The oil companies must have been delighted. They sat back and watched
pressure mount on the government for a cut in fuel duty (which does
not fluctuate with the price of oil). That would give the oil
companies leeway to charge more for their product without driving
consumers away. A cut in duty, especially if it coincided with a fall
the crude oil price, could encourage motorists and hauliers to drive
even more often and further - meaning more traffic congestion, more
pollution and more lolly for the likes of BP, Shell and Texaco.

For farmers fuel duty is something of a red herring. Many farm
vehicles use red diesel, for which duty is 3.13p per litre compared
with 48.8p per litre on normal diesel; red diesel costs 20.32p a litre
(net of VAT which farmers also recover). But the farmers won little
public sympathy when they protested at being ripped off by
supermarkets and undercut by cheap imports from countries with a
cavalier attitude to animal welfare. That taught the farmers that the
public does not care as long as food is cheap. So this time they
appealed directly to the public's greed.
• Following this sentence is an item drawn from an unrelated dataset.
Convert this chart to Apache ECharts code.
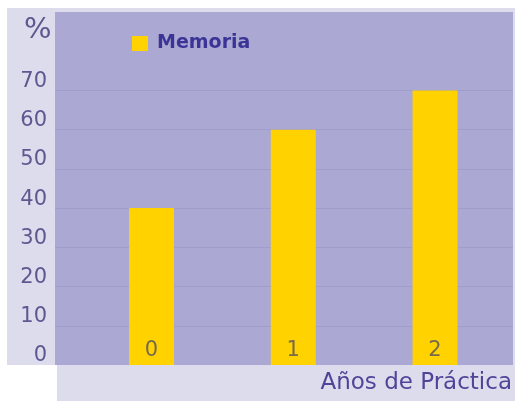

If fuel duty is lowered the
cost of red diesel will drop by all of a fraction of 3.13p per litre.
Like the truckers the farmers have much deeper problems than the cost
of fuel.

Motorists say no to costly fuel just like turkeys would say no to
Christmas, But if fuel really has become too expensive for car owners
there would now be a significant reduction in the number of big cars
(including 4x4s) on the roads, car use would be declining as people
walked and cycled local journeys, and the speed of traffic on
motorways would fall as drivers conserved fuel. None of which has
happened.

If Gordon Brown cuts fuel duty across the board, help will not be
targeted at needy rural dwellers. They will still pay more for fuel
than most urban dwellers because the oil companies put the price up
where they have a local monopoly. Financial gains will accrue to
people who drive unnecessarily large cars and the to people use their
cars for every journey, even for local trips like the school run.
Conversely the 29 percent of households without a car will gain
nothing from the handout; impoverished pensioners, the long-term
unemployed and many disabled people will not me their train fares
reduced as a result. The net effect, then, will be to widen the gap
between the affluent and the Poor. Long live Thatcherism!